DH: Und von welchem Buch findest du, dass es endlich mal eine schreiben sollte? Worüber würdest du gerne lesen?
KL: Vielleicht bin ich eine Romantikerin, was Buchproduktion angeht, denn ich glaube an die Autor:innen und deren Kunst. Ich mag nichts beauftragen, ich will mich verlieben bzw. erkennen: Dieses Buch muss in die Welt und ich es machen.
DH: Welche Themen liegen dir heute am Herzen, zu denen du dir Bücher wünschst?
KL: Wir brauchen mehr Analyse der ökonomischen Verhältnisse. Auf Wachstum ausgerichtete Wirtschaft kann niemals nachhaltig sein in keiner Hinsicht. Das Problem kann auch nicht sein, dass eine Klasse diskriminiert wird, sondern dass es Klassen überhaupt gibt. Könnte aber auch sein, dass es da schon einiges gibt, nur ich weiß nichts davon. Dieser Themenkomplex beschäftigt mich zusehends. Als Unternehmerin sowie als Arbeiter:innenkind.
DH: Was würdest du dir für die Zukunft wünschen? Für euren Verlag? Für unabhängige Verlage insgesamt?

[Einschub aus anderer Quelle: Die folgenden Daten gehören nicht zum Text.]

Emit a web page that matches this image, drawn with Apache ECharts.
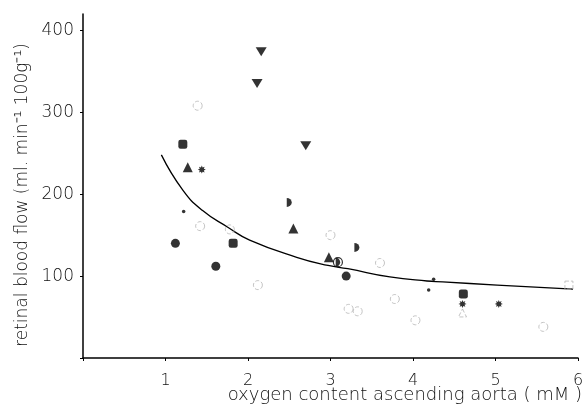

KL: Ich wünsche mir und der gesamten Buchbranche, dass die seit dem ersten Lockdown anhaltende Begeisterung für Bücher nicht schwindet. Dass die öffentlich-rechtlichen Medienanstalten ihren Kultur- und Bildungsauftrag erfüllen.
Was ich dem Verbrecher Verlag wünsche: Dass wir fünf bis sechs angestellte Personen sind, die ein Gehalt bekommen, von dem wir angstlos leben können. Dass wir so viele Bücher verkaufen, dass unsere Autor:innen davon leben können, wenn sie es wollen. Dass wir weiterhin mit Freude tun, was wir tun. Das alles wünsche ich auch meinen Kolleg:innen in unabhängigen Verlagen. Denn zusammen stehen wir für die Bibliodiversität, die die Menschheit braucht.
Danke schön.
DH: Dir auch ganz herzlichen Dank für die ausführlichen Auskünfte!
Auszeichnungen:
2014: Kurt Wolff Preis
2016: Jörg Sundermeier: Karl-Heinz Zillmer Preis für verdienstvolles verlegerisches Handeln
2019: Berliner Verlagspreis (gemeinsam mit dem Berenberg Verlag)
2019 und 2020: Deutscher Verlagspreis
Zahlreiche Auszeichnungen veröffentlichter Bücher …
© der Fotos: Verbrecher Verlag
Das Jahresthema der BücherFrauen ist diesmal „unabhängige Verlage“. Dazu wird es monatlich ein Interview mit einer Verlegerin eines Indie-Verlags geben:
Januar: Ulrike Helmer vom Ulrike Helmer Verlag
Februar: Britta Jürgs vom AvivA Verlag
24. März 2021 um 08:02
Hervorragend! Wieder ein super interessantes Interview (wie die beiden zuvor), was (natürlich) auch an den reflektierten Fragen liegt. Ich bin schon gespannt auf die nächsten Ausgaben. Vivent les indépendantes!